Ricordi che, pubblicati sul blog di Nicoletta Maggi con tanto di traduzione italiana a fianco, negli ultimi giorni stanno spopolando sui social. Sono versi scritti tra gli anni ’70 e l’inizio degli’80, anche se la maggior parte risale al periodo in cui Bossi si avvicinò ai movimenti autonomisti, dopo il ’79, quando diede vita all’Unione Nord Occidentale Lombarda per l’Autonomia. Nato a Cassano Magnago, in provincia di Varese, il fondatore della Lega Nord non ha mai dimenticato né rinnegato le sue origini (amava infatti definirsi un «popolano»): primo figlio dell’operaio tessile Ambrogio Bossi e della portinaia Ida Valentina Mauri, è sempre stato molto legato alla sua terra, che affiora spesso nei suoi componimenti.

Le poesie giocano sull’antitesi tra il mondo rurale, puro e naturale incorrotto, e il degrado portato dalla società moderna.

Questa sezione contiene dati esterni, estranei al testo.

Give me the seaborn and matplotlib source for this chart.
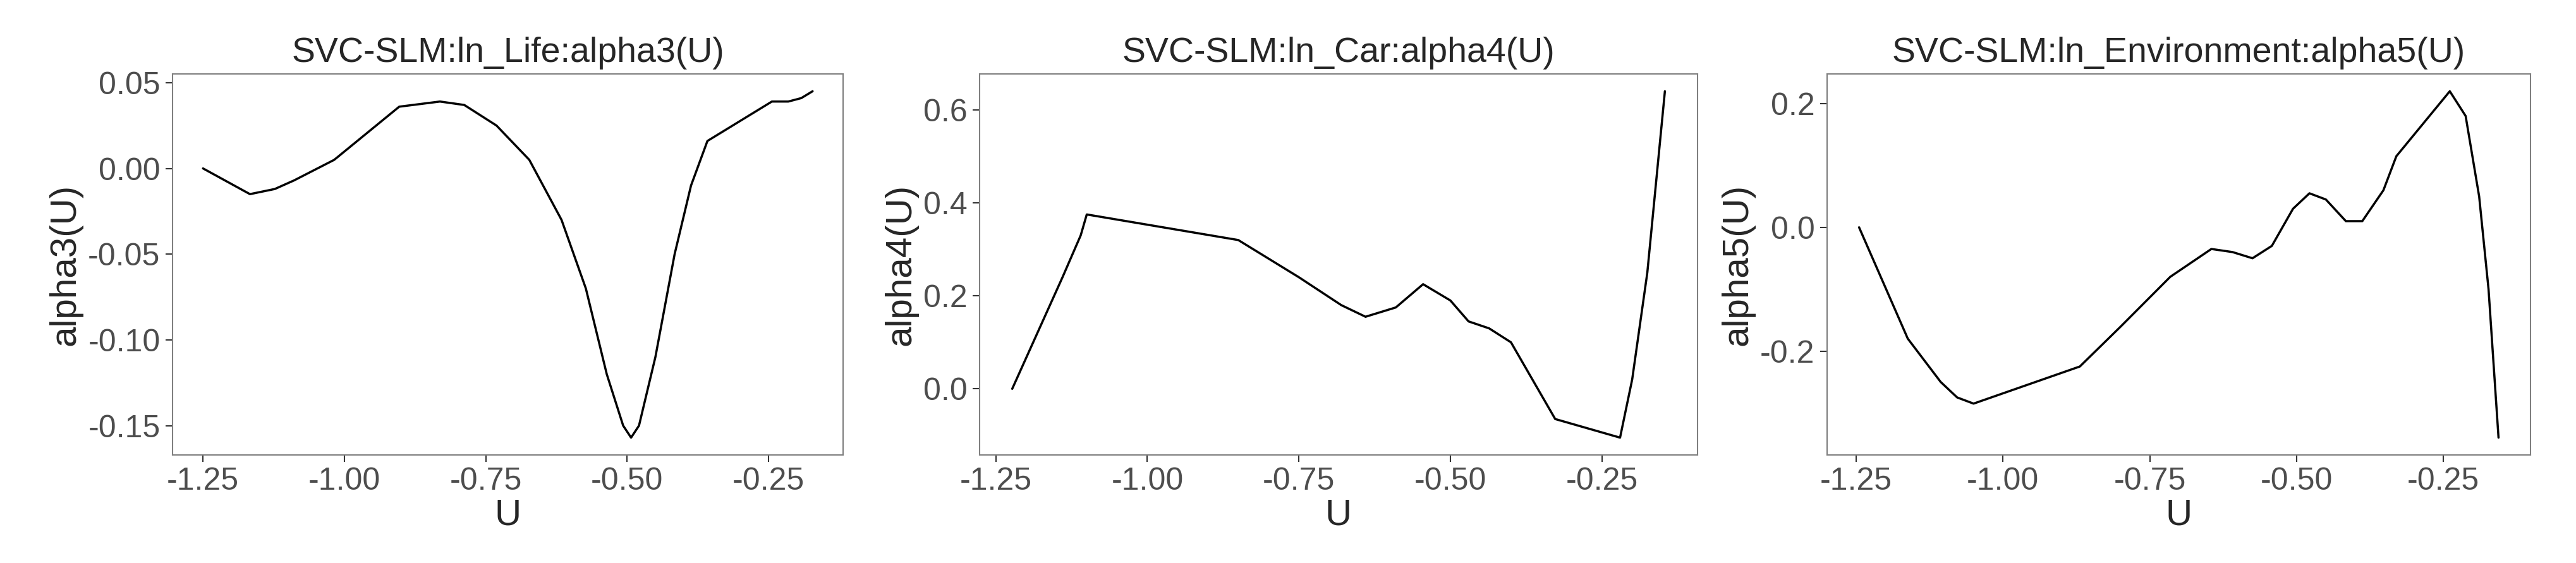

In Ul Lach Mort, Bossi scrive: «Pieno di barattoli, di stracci, di macchie d’olio, di topi, il lago è morto (da qui il titolo, ndr)». Non mancano però le tematiche sociali. Nello Sciopero in dul Baset, ovvero Sciopero alla Bassetti, l’ex ministro delle Riforme e ora deputato della Lega ricorda la nonna Celeste, socialista e sindacalista, a cui i fascisti fratturarono entrambe le ginocchia: «Han preso anche la Celeste, ed è già arrivato Angiolino...». Della vena artistica di Bossi, del resto, si sapeva. Nel 1961, quando aveva vent’anni, partecipò al festival di Castrocaro e pubblicò un 45 giri con i brani “Ebbro” e “Sconforto”.